**DATASET EXCERPT**
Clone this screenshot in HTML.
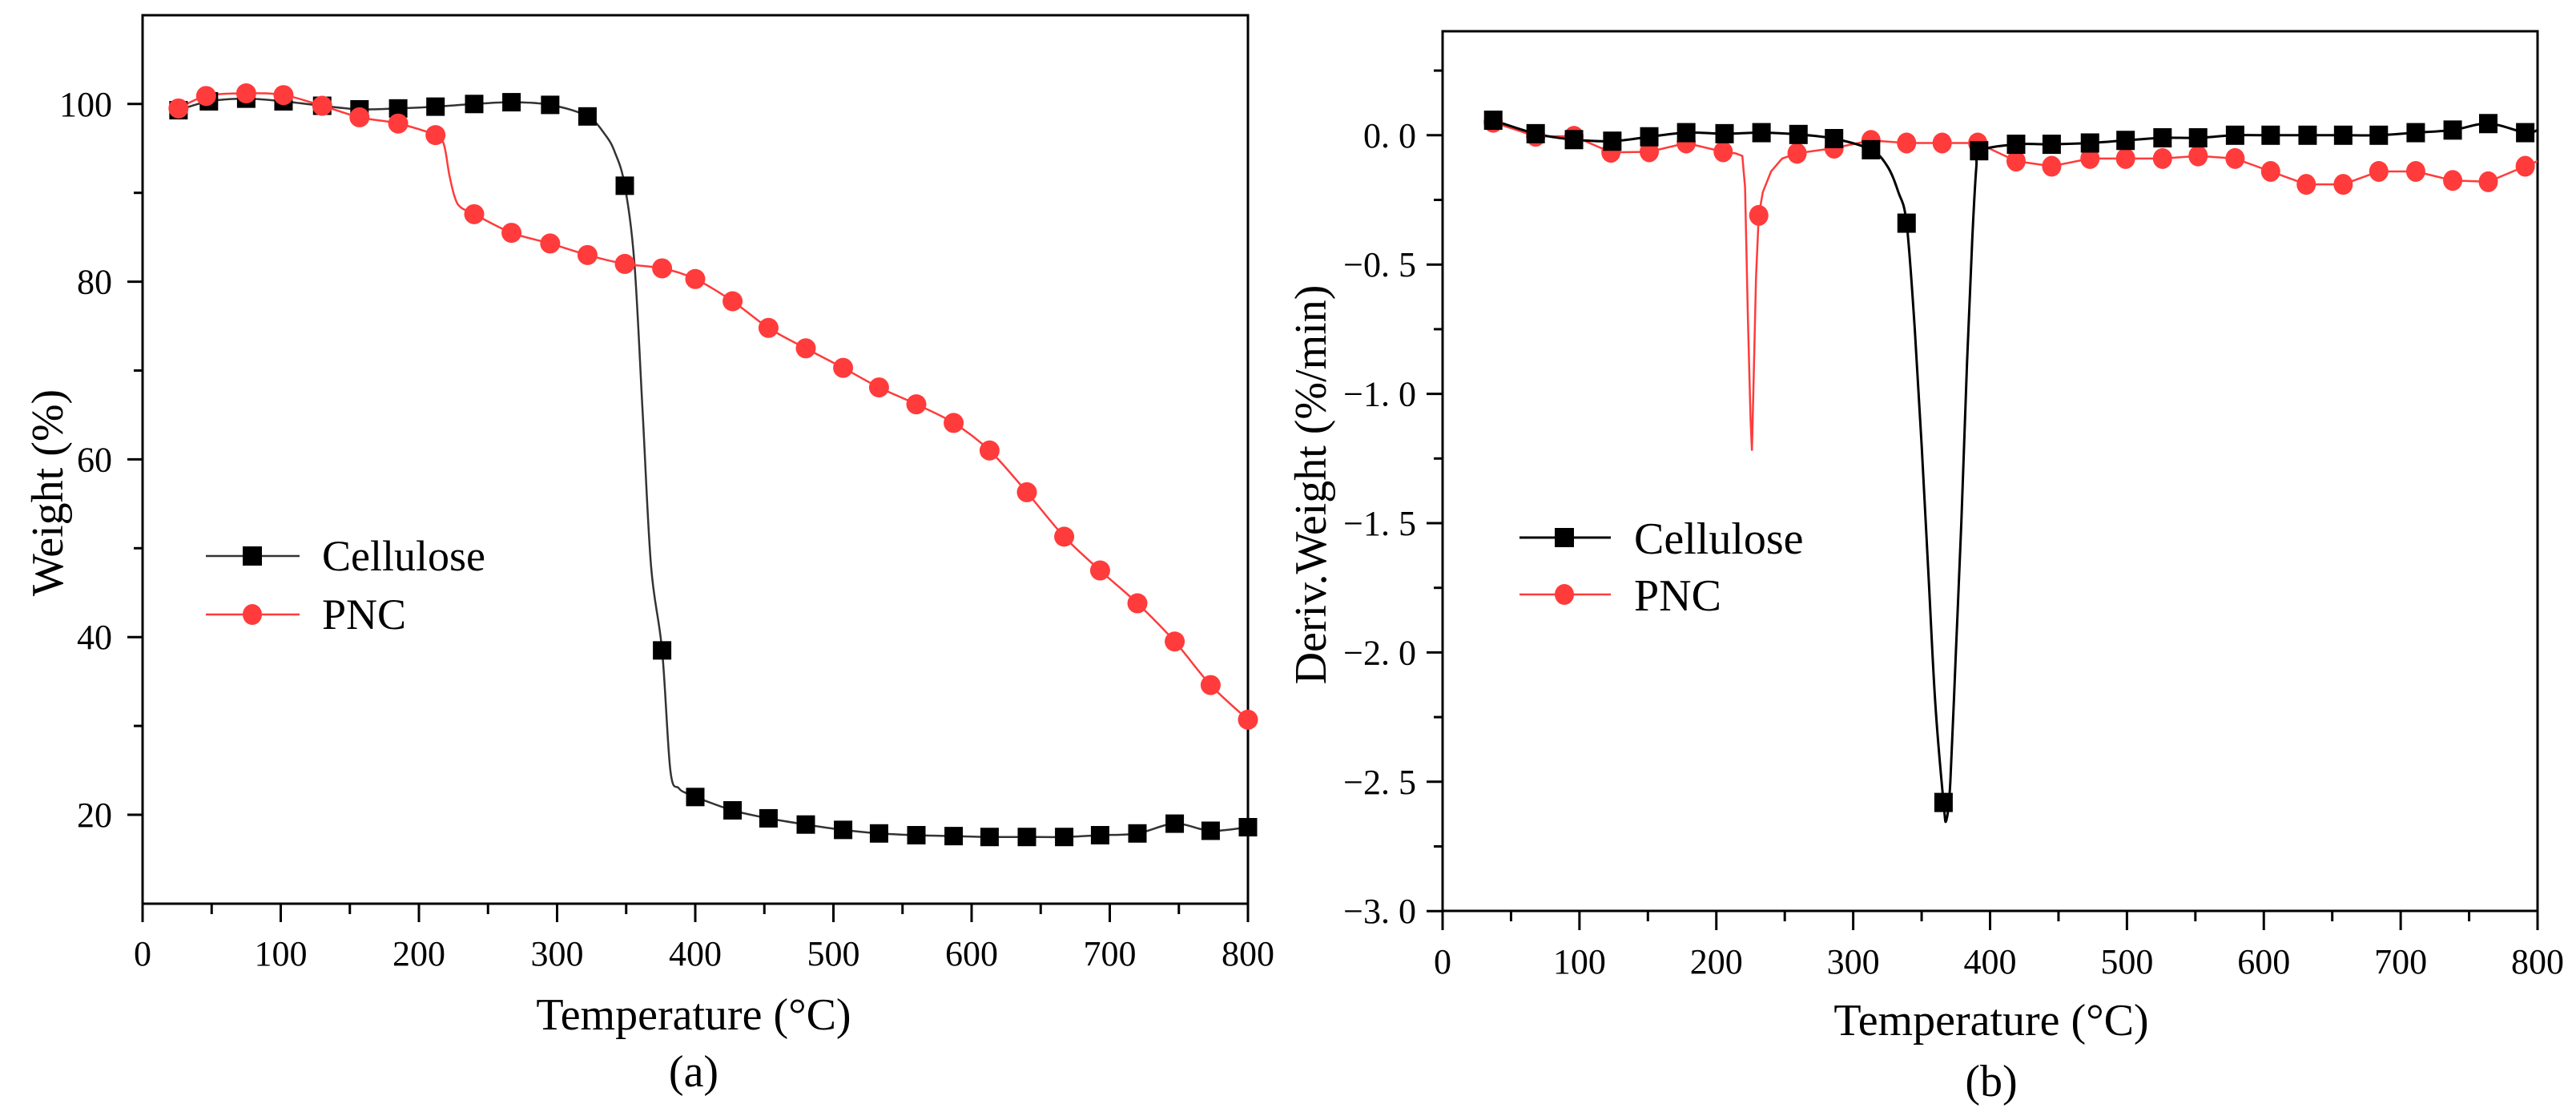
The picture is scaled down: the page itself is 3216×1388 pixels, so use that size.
<!DOCTYPE html>
<html><head><meta charset="utf-8"><style>
html,body{margin:0;padding:0;background:#fff;}
svg{display:block;}
svg text{font-family:"Liberation Serif","Noto Serif CJK SC",serif;fill:#000;}
</style></head><body>
<svg id="fig" width="3216" height="1388" viewBox="0 0 3216 1388" xmlns="http://www.w3.org/2000/svg" font-family="Liberation Serif, Noto Serif CJK SC, serif">
<g id="pa"></g>
<g id="pb"></g>
</svg>
<script>
// ---------- Panel (a) data ----------
const aCellT = [26,48,75,102,130,157,185,212,240,267,295,322,349,376,400,427,453,480,507,533,560,587,613,640,667,693,720,747,773,800];
const aCellW = [99.3,100.3,100.6,100.3,99.8,99.4,99.5,99.7,100,100.2,99.9,98.6,90.8,38.5,22,20.5,19.6,18.9,18.3,17.9,17.7,17.6,17.5,17.5,17.5,17.7,17.9,19,18.2,18.6];
const aCellExtraT = [335,342,356,362,368,382,388,394];
const aCellExtraW = [96.5,94.5,82,65,48,25,23,22.4];
const aPncT = [26,46,75,102,130,157,185,212,240,267,295,322,349,376,400,427,453,480,507,533,560,587,613,640,667,693,720,747,773,800];
const aPncW = [99.5,100.9,101.2,101,99.8,98.5,97.8,96.5,87.6,85.5,84.3,83,82,81.5,80.3,77.8,74.8,72.5,70.3,68.1,66.2,64.1,61,56.3,51.3,47.5,43.8,39.5,34.6,30.7];
const aPncExtraT = [218,222,226,230];
const aPncExtraW = [95.5,92,89.5,88.4];
const aXTicks = [0,100,200,300,400,500,600,700,800];
const aYTicks = [20,40,60,80,100];

// ---------- Panel (b) data ----------
const bCellT = [37,68,96,124,151,178,206,233,260,286,313,339,366,392,419,445,473,499,526,552,579,605,632,658,684,711,738,764,791];
const bCellD = [0.058,0.006,-0.017,-0.023,-0.006,0.01,0.006,0.01,0.003,-0.013,-0.056,-0.34,-2.58,-0.06,-0.035,-0.035,-0.03,-0.02,-0.01,-0.01,0,0,0,0,0,0.01,0.02,0.045,0.01];
const bCellExtraT = [325,333,345,350,355,360,368,371,375,379,383,387,390,800];
const bCellExtraD = [-0.12,-0.22,-0.75,-1.2,-1.7,-2.2,-2.65,-2.5,-2.0,-1.5,-0.9,-0.4,-0.12,0.02];
const bPncT = [37,68,96,123,151,178,205,231,259,286,313,339,365,391,419,445,473,499,526,552,579,605,631,658,684,711,738,764,791];
const bPncD = [0.05,-0.004,-0.004,-0.066,-0.064,-0.03,-0.064,-0.31,-0.07,-0.05,-0.02,-0.03,-0.03,-0.03,-0.1,-0.12,-0.09,-0.09,-0.09,-0.08,-0.09,-0.14,-0.19,-0.19,-0.14,-0.14,-0.175,-0.18,-0.12];
const bPncExtraT = [214,219,221,223,225,226,227,229,234,240,248,800];
const bPncExtraD = [-0.07,-0.08,-0.2,-0.7,-1.1,-1.22,-1.0,-0.55,-0.22,-0.14,-0.09,-0.1];
const bXTicks = [0,100,200,300,400,500,600,700,800];
const bYTicks = [0,-0.5,-1,-1.5,-2,-2.5,-3];
const bYLabels = ["0. 0","\u22120. 5","\u22121. 0","\u22121. 5","\u22122. 0","\u22122. 5","\u22123. 0"];

const NS = "http://www.w3.org/2000/svg";
const RED = "#ff3b3b";
const FF = "Liberation Serif, Noto Serif CJK SC, serif";
function mk(parent, tag, attrs, txt){
  const e = document.createElementNS(NS, tag);
  for (const k in attrs) e.setAttribute(k, attrs[k]);
  if (tag === 'text') e.setAttribute('font-family', FF);
  if (txt !== undefined) e.textContent = txt;
  parent.appendChild(e);
  return e;
}
function merge(t1,v1,t2,v2){
  const pts = t1.map((t,i)=>[t,v1[i]]).concat(t2.map((t,i)=>[t,v2[i]]));
  pts.sort((a,b)=>a[0]-b[0]);
  return pts;
}
function smoothPath(pts, X, Y){
  const p = pts.map(q=>[X(q[0]),Y(q[1])]);
  let d = "M"+p[0][0].toFixed(1)+","+p[0][1].toFixed(1);
  for (let i=0;i<p.length-1;i++){
    const p0=p[Math.max(0,i-1)], p1=p[i], p2=p[i+1], p3=p[Math.min(p.length-1,i+2)];
    const t=1/6;
    const c1=[p1[0]+(p2[0]-p0[0])*t, p1[1]+(p2[1]-p0[1])*t];
    const c2=[p2[0]-(p3[0]-p1[0])*t, p2[1]-(p3[1]-p1[1])*t];
    d+=" C"+c1[0].toFixed(1)+","+c1[1].toFixed(1)+" "+c2[0].toFixed(1)+","+c2[1].toFixed(1)+" "+p2[0].toFixed(1)+","+p2[1].toFixed(1);
  }
  return d;
}

// ================= Panel A =================
(function(){
  const g = document.getElementById('pa');
  const L=178, R=1558, T=19, B=1128;
  const X = t => L + (t-0)/800*(R-L);
  const Y = v => 1017 - (v-20)*11.09;
  const frame = mk(g,'rect',{x:L,y:T,width:R-L,height:B-T,fill:'none',stroke:'#000','stroke-width':3});
  
  
  for (let t=0;t<=800;t+=50){
    const maj = t%100===0;
    const tk = mk(g,'line',{x1:X(t),x2:X(t),y1:B,y2:B+(maj?23:13),stroke:'#000','stroke-width':3});
    
    
  }
  aXTicks.forEach(t=>{
    const lb = mk(g,'text',{x:X(t),y:1205,'font-size':44,'text-anchor':'middle'},String(t));
    
    
  });
  for (let v=20; v<=100; v+=10){
    const maj = v%20===0;
    const tk = mk(g,'line',{x1:L,x2:L-(maj?19:11),y1:Y(v),y2:Y(v),stroke:'#000','stroke-width':3});
    
    
  }
  aYTicks.forEach(v=>{
    const lb = mk(g,'text',{x:140,y:Y(v)+15,'font-size':44,'text-anchor':'end'},String(v));
    
    
  });
  const xt = mk(g,'text',{x:866,y:1285,'font-size':56,'text-anchor':'middle'},'Temperature (°C)');
  
  
  const cap = mk(g,'text',{x:866,y:1356,'font-size':56,'text-anchor':'middle'},'(a)');
  
  
  const yt = mk(g,'text',{x:0,y:0,'font-size':56,'text-anchor':'middle',transform:'translate(78,615) rotate(-90)'},'Weight (%)');
  
  

  const cellLine = mk(g,'path',{d:smoothPath(merge(aCellT,aCellW,aCellExtraT,aCellExtraW),X,Y),fill:'none',stroke:'#333','stroke-width':2.5});
  
  
  const pncLine = mk(g,'path',{d:smoothPath(merge(aPncT,aPncW,aPncExtraT,aPncExtraW),X,Y),fill:'none',stroke:RED,'stroke-width':2.5});
  
  
  aCellT.forEach((t,i)=>{
    const m = mk(g,'rect',{x:X(t)-11.5,y:Y(aCellW[i])-11.5,width:23,height:23,fill:'#000'});
    
    
  });
  aPncT.forEach((t,i)=>{
    const m = mk(g,'circle',{cx:X(t),cy:Y(aPncW[i]),r:12.5,fill:RED});
    
    
  });
  const lg = mk(g,'g',{});
  
  
  mk(lg,'line',{x1:257,x2:374,y1:694,y2:694,stroke:'#333','stroke-width':2.5});
  mk(lg,'rect',{x:303,y:682,width:24,height:24,fill:'#000'});
  const l1 = mk(lg,'text',{x:402,y:712,'font-size':54},'Cellulose');
  
  
  mk(lg,'line',{x1:257,x2:374,y1:767,y2:767,stroke:RED,'stroke-width':2.5});
  mk(lg,'ellipse',{cx:315,cy:767,rx:12,ry:13,fill:RED});
  const l2 = mk(lg,'text',{x:402,y:785,'font-size':54},'PNC');
  
  
})();

// ================= Panel B =================
(function(){
  const g = document.getElementById('pb');
  const L=1801, R=3168, T=39, B=1137;
  const X = t => L + t/800*(R-L);
  const Y = v => 168.8 - v*322.8;
  const frame = mk(g,'rect',{x:L,y:T,width:R-L,height:B-T,fill:'none',stroke:'#000','stroke-width':3});
  
  
  for (let t=0;t<=800;t+=50){
    const maj = t%100===0;
    const tk = mk(g,'line',{x1:X(t),x2:X(t),y1:B,y2:B+(maj?24:13),stroke:'#000','stroke-width':3});
    
    
  }
  bXTicks.forEach(t=>{
    const lb = mk(g,'text',{x:X(t),y:1215,'font-size':44,'text-anchor':'middle'},String(t));
    
    
  });
  for (let k=-12;k<=1;k++){
    const v=k*0.25;
    const maj = k%2===0;
    const tk = mk(g,'line',{x1:L,x2:L-(maj?20:11),y1:Y(v),y2:Y(v),stroke:'#000','stroke-width':3});
    
    
  }
  bYTicks.forEach((v,i)=>{
    const lb = mk(g,'text',{x:1768,y:Y(v)+15,'font-size':44,'text-anchor':'end'},bYLabels[i]);
    
    
  });
  const xt = mk(g,'text',{x:2486,y:1292,'font-size':56,'text-anchor':'middle'},'Temperature (°C)');
  
  
  const cap = mk(g,'text',{x:2486,y:1368,'font-size':56,'text-anchor':'middle'},'(b)');
  
  
  const yt = mk(g,'text',{x:0,y:0,'font-size':56,'text-anchor':'middle',transform:'translate(1655,605) rotate(-90)'},'Deriv.Weight  (%/min)');
  
  

  const pncPts = merge(bPncT,bPncD,bPncExtraT,bPncExtraD);
  const pncLine = mk(g,'polyline',{points:pncPts.map(p=>X(p[0]).toFixed(1)+','+Y(p[1]).toFixed(1)).join(' '),fill:'none',stroke:RED,'stroke-width':2.5});
  
  
  const cellPts = merge(bCellT,bCellD,bCellExtraT,bCellExtraD);
  const cellLine = mk(g,'path',{d:smoothPath(cellPts,X,Y),fill:'none',stroke:'#000','stroke-width':3});
  
  
  bPncT.forEach((t,i)=>{
    const m = mk(g,'ellipse',{cx:X(t),cy:Y(bPncD[i]),rx:12,ry:13,fill:RED});
    
    
  });
  bCellT.forEach((t,i)=>{
    const m = mk(g,'rect',{x:X(t)-11.5,y:Y(bCellD[i])-12,width:23,height:24,fill:'#000'});
    
    
  });
  const lg = mk(g,'g',{});
  
  
  mk(lg,'line',{x1:1897,x2:2011,y1:671,y2:671,stroke:'#000','stroke-width':3});
  mk(lg,'rect',{x:1941,y:659,width:24,height:24,fill:'#000'});
  const l1 = mk(lg,'text',{x:2040,y:691,'font-size':56},'Cellulose');
  
  
  mk(lg,'line',{x1:1897,x2:2011,y1:742,y2:742,stroke:RED,'stroke-width':2.5});
  mk(lg,'ellipse',{cx:1953,cy:742,rx:12,ry:13,fill:RED});
  const l2 = mk(lg,'text',{x:2040,y:762,'font-size':56},'PNC');
  
  
})();
</script>
</body></html>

**TASK BRIEF**
Write out each line of the listing above, exactly, from its first line to the line holding "const aYTicks = [20,40,60,80,100];", inclusive. Skip the pictures.

**FINAL RESULT**
Clone this screenshot in HTML.
The picture is scaled down: the page itself is 3216×1388 pixels, so use that size.
<!DOCTYPE html>
<html><head><meta charset="utf-8"><style>
html,body{margin:0;padding:0;background:#fff;}
svg{display:block;}
svg text{font-family:"Liberation Serif","Noto Serif CJK SC",serif;fill:#000;}
</style></head><body>
<svg id="fig" width="3216" height="1388" viewBox="0 0 3216 1388" xmlns="http://www.w3.org/2000/svg" font-family="Liberation Serif, Noto Serif CJK SC, serif">
<g id="pa"></g>
<g id="pb"></g>
</svg>
<script>
// ---------- Panel (a) data ----------
const aCellT = [26,48,75,102,130,157,185,212,240,267,295,322,349,376,400,427,453,480,507,533,560,587,613,640,667,693,720,747,773,800];
const aCellW = [99.3,100.3,100.6,100.3,99.8,99.4,99.5,99.7,100,100.2,99.9,98.6,90.8,38.5,22,20.5,19.6,18.9,18.3,17.9,17.7,17.6,17.5,17.5,17.5,17.7,17.9,19,18.2,18.6];
const aCellExtraT = [335,342,356,362,368,382,388,394];
const aCellExtraW = [96.5,94.5,82,65,48,25,23,22.4];
const aPncT = [26,46,75,102,130,157,185,212,240,267,295,322,349,376,400,427,453,480,507,533,560,587,613,640,667,693,720,747,773,800];
const aPncW = [99.5,100.9,101.2,101,99.8,98.5,97.8,96.5,87.6,85.5,84.3,83,82,81.5,80.3,77.8,74.8,72.5,70.3,68.1,66.2,64.1,61,56.3,51.3,47.5,43.8,39.5,34.6,30.7];
const aPncExtraT = [218,222,226,230];
const aPncExtraW = [95.5,92,89.5,88.4];
const aXTicks = [0,100,200,300,400,500,600,700,800];
const aYTicks = [20,40,60,80,100];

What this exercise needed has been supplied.